## WHAT THIS TASK INVOLVES
Write out the entire listing below exactly, with the pictures left out.

## DATASET RECORDS
☆ ☆ ☆ ☆

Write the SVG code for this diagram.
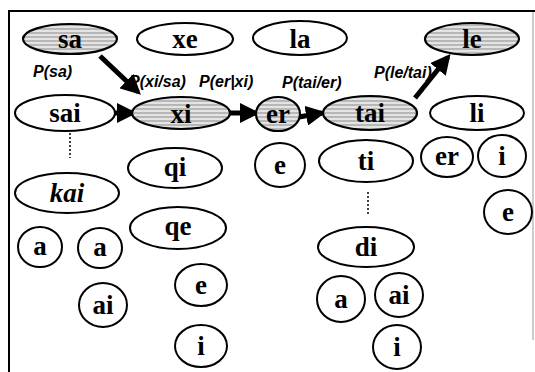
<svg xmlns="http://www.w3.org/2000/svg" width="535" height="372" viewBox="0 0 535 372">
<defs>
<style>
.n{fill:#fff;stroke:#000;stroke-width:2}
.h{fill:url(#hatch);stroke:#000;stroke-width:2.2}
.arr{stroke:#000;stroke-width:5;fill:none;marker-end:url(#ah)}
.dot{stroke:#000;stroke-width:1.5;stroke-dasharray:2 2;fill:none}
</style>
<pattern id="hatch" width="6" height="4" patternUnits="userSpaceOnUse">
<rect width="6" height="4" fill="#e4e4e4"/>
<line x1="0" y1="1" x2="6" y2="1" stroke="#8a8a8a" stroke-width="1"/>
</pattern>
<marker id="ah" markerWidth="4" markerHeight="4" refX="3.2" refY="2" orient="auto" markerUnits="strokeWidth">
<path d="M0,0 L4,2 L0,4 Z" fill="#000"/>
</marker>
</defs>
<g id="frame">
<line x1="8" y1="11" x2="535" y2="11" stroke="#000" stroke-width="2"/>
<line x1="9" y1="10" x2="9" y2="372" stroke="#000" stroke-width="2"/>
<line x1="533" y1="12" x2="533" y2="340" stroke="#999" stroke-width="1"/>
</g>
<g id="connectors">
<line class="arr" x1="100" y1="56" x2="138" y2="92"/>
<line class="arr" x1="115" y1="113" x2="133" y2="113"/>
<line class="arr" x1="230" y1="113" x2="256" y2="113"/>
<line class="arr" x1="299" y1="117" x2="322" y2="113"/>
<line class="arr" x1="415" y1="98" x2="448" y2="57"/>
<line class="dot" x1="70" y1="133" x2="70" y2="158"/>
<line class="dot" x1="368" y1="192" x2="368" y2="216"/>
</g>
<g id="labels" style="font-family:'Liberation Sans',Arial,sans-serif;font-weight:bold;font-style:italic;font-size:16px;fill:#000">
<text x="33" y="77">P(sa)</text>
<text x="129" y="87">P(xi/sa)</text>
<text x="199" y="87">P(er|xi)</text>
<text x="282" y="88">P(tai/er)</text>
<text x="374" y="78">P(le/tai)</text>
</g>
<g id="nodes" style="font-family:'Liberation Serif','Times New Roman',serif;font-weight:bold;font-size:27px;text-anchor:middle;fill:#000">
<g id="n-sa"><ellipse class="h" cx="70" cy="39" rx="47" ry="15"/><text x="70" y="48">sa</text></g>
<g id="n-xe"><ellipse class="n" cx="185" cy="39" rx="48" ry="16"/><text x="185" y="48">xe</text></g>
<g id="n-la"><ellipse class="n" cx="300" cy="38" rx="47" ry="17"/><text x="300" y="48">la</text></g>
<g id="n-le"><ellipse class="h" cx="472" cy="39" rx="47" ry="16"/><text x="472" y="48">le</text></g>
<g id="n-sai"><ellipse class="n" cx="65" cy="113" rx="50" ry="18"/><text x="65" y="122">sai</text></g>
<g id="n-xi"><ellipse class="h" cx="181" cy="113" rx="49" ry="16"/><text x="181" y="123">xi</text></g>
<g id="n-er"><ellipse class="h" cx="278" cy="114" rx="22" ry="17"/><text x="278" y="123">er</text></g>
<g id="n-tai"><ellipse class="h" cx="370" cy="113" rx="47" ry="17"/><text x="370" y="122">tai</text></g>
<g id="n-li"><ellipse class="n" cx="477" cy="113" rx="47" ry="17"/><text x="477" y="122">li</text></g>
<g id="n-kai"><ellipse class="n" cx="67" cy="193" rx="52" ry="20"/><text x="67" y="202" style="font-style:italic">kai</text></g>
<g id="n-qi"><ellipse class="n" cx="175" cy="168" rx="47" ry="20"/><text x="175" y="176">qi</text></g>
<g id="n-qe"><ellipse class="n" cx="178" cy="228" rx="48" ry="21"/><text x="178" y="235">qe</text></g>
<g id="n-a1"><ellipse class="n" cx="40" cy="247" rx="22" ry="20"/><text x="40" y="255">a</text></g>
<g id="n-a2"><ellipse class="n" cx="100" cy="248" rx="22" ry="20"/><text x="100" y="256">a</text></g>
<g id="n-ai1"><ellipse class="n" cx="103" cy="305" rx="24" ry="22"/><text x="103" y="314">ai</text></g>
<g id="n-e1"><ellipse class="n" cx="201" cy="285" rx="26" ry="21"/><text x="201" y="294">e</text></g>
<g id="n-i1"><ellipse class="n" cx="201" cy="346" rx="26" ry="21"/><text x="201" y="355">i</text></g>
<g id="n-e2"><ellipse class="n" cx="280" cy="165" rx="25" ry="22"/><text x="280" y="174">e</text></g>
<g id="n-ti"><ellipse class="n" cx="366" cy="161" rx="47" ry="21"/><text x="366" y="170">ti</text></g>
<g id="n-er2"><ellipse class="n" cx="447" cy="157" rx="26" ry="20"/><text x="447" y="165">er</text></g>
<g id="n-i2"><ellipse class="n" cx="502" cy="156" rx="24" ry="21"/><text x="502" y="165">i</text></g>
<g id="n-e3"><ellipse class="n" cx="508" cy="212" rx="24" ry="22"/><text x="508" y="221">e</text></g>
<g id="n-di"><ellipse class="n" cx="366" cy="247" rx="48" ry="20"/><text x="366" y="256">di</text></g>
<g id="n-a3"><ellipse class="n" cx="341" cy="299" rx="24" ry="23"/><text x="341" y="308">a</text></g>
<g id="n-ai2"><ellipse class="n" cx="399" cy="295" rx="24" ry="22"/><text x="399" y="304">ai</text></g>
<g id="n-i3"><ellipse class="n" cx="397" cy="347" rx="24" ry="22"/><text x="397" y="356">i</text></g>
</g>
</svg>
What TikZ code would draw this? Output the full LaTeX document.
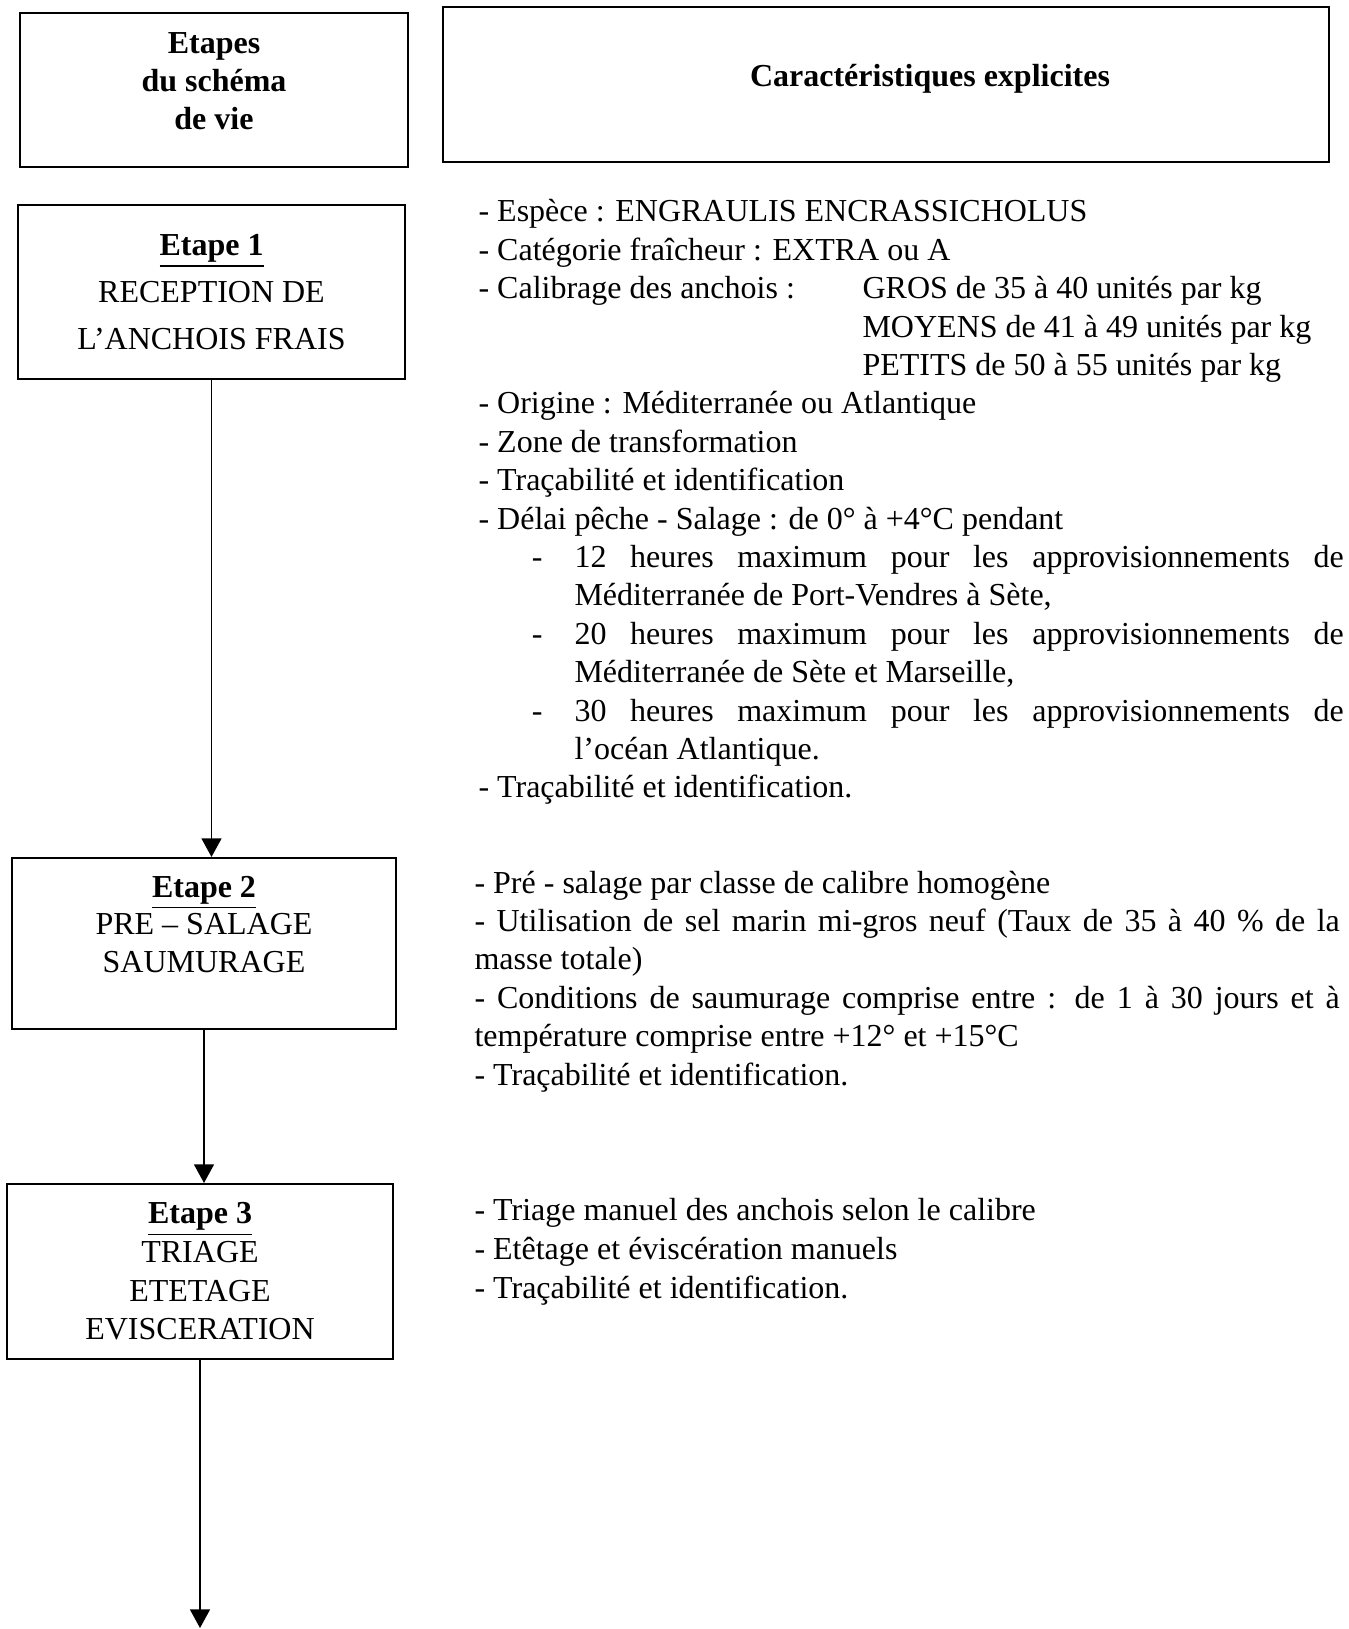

☆ ☆ ☆ ☆

## EXERCISE SOLUTION
Write the SVG code for this diagram.
<svg xmlns="http://www.w3.org/2000/svg" width="535" height="372" viewBox="0 0 535 372">
<defs>
<style>
.n{fill:#fff;stroke:#000;stroke-width:2}
.h{fill:url(#hatch);stroke:#000;stroke-width:2.2}
.arr{stroke:#000;stroke-width:5;fill:none;marker-end:url(#ah)}
.dot{stroke:#000;stroke-width:1.5;stroke-dasharray:2 2;fill:none}
</style>
<pattern id="hatch" width="6" height="4" patternUnits="userSpaceOnUse">
<rect width="6" height="4" fill="#e4e4e4"/>
<line x1="0" y1="1" x2="6" y2="1" stroke="#8a8a8a" stroke-width="1"/>
</pattern>
<marker id="ah" markerWidth="4" markerHeight="4" refX="3.2" refY="2" orient="auto" markerUnits="strokeWidth">
<path d="M0,0 L4,2 L0,4 Z" fill="#000"/>
</marker>
</defs>
<g id="frame">
<line x1="8" y1="11" x2="535" y2="11" stroke="#000" stroke-width="2"/>
<line x1="9" y1="10" x2="9" y2="372" stroke="#000" stroke-width="2"/>
<line x1="533" y1="12" x2="533" y2="340" stroke="#999" stroke-width="1"/>
</g>
<g id="connectors">
<line class="arr" x1="100" y1="56" x2="138" y2="92"/>
<line class="arr" x1="115" y1="113" x2="133" y2="113"/>
<line class="arr" x1="230" y1="113" x2="256" y2="113"/>
<line class="arr" x1="299" y1="117" x2="322" y2="113"/>
<line class="arr" x1="415" y1="98" x2="448" y2="57"/>
<line class="dot" x1="70" y1="133" x2="70" y2="158"/>
<line class="dot" x1="368" y1="192" x2="368" y2="216"/>
</g>
<g id="labels" style="font-family:'Liberation Sans',Arial,sans-serif;font-weight:bold;font-style:italic;font-size:16px;fill:#000">
<text x="33" y="77">P(sa)</text>
<text x="129" y="87">P(xi/sa)</text>
<text x="199" y="87">P(er|xi)</text>
<text x="282" y="88">P(tai/er)</text>
<text x="374" y="78">P(le/tai)</text>
</g>
<g id="nodes" style="font-family:'Liberation Serif','Times New Roman',serif;font-weight:bold;font-size:27px;text-anchor:middle;fill:#000">
<g id="n-sa"><ellipse class="h" cx="70" cy="39" rx="47" ry="15"/><text x="70" y="48">sa</text></g>
<g id="n-xe"><ellipse class="n" cx="185" cy="39" rx="48" ry="16"/><text x="185" y="48">xe</text></g>
<g id="n-la"><ellipse class="n" cx="300" cy="38" rx="47" ry="17"/><text x="300" y="48">la</text></g>
<g id="n-le"><ellipse class="h" cx="472" cy="39" rx="47" ry="16"/><text x="472" y="48">le</text></g>
<g id="n-sai"><ellipse class="n" cx="65" cy="113" rx="50" ry="18"/><text x="65" y="122">sai</text></g>
<g id="n-xi"><ellipse class="h" cx="181" cy="113" rx="49" ry="16"/><text x="181" y="123">xi</text></g>
<g id="n-er"><ellipse class="h" cx="278" cy="114" rx="22" ry="17"/><text x="278" y="123">er</text></g>
<g id="n-tai"><ellipse class="h" cx="370" cy="113" rx="47" ry="17"/><text x="370" y="122">tai</text></g>
<g id="n-li"><ellipse class="n" cx="477" cy="113" rx="47" ry="17"/><text x="477" y="122">li</text></g>
<g id="n-kai"><ellipse class="n" cx="67" cy="193" rx="52" ry="20"/><text x="67" y="202" style="font-style:italic">kai</text></g>
<g id="n-qi"><ellipse class="n" cx="175" cy="168" rx="47" ry="20"/><text x="175" y="176">qi</text></g>
<g id="n-qe"><ellipse class="n" cx="178" cy="228" rx="48" ry="21"/><text x="178" y="235">qe</text></g>
<g id="n-a1"><ellipse class="n" cx="40" cy="247" rx="22" ry="20"/><text x="40" y="255">a</text></g>
<g id="n-a2"><ellipse class="n" cx="100" cy="248" rx="22" ry="20"/><text x="100" y="256">a</text></g>
<g id="n-ai1"><ellipse class="n" cx="103" cy="305" rx="24" ry="22"/><text x="103" y="314">ai</text></g>
<g id="n-e1"><ellipse class="n" cx="201" cy="285" rx="26" ry="21"/><text x="201" y="294">e</text></g>
<g id="n-i1"><ellipse class="n" cx="201" cy="346" rx="26" ry="21"/><text x="201" y="355">i</text></g>
<g id="n-e2"><ellipse class="n" cx="280" cy="165" rx="25" ry="22"/><text x="280" y="174">e</text></g>
<g id="n-ti"><ellipse class="n" cx="366" cy="161" rx="47" ry="21"/><text x="366" y="170">ti</text></g>
<g id="n-er2"><ellipse class="n" cx="447" cy="157" rx="26" ry="20"/><text x="447" y="165">er</text></g>
<g id="n-i2"><ellipse class="n" cx="502" cy="156" rx="24" ry="21"/><text x="502" y="165">i</text></g>
<g id="n-e3"><ellipse class="n" cx="508" cy="212" rx="24" ry="22"/><text x="508" y="221">e</text></g>
<g id="n-di"><ellipse class="n" cx="366" cy="247" rx="48" ry="20"/><text x="366" y="256">di</text></g>
<g id="n-a3"><ellipse class="n" cx="341" cy="299" rx="24" ry="23"/><text x="341" y="308">a</text></g>
<g id="n-ai2"><ellipse class="n" cx="399" cy="295" rx="24" ry="22"/><text x="399" y="304">ai</text></g>
<g id="n-i3"><ellipse class="n" cx="397" cy="347" rx="24" ry="22"/><text x="397" y="356">i</text></g>
</g>
</svg>
What TikZ code would draw this? Output the full LaTeX document.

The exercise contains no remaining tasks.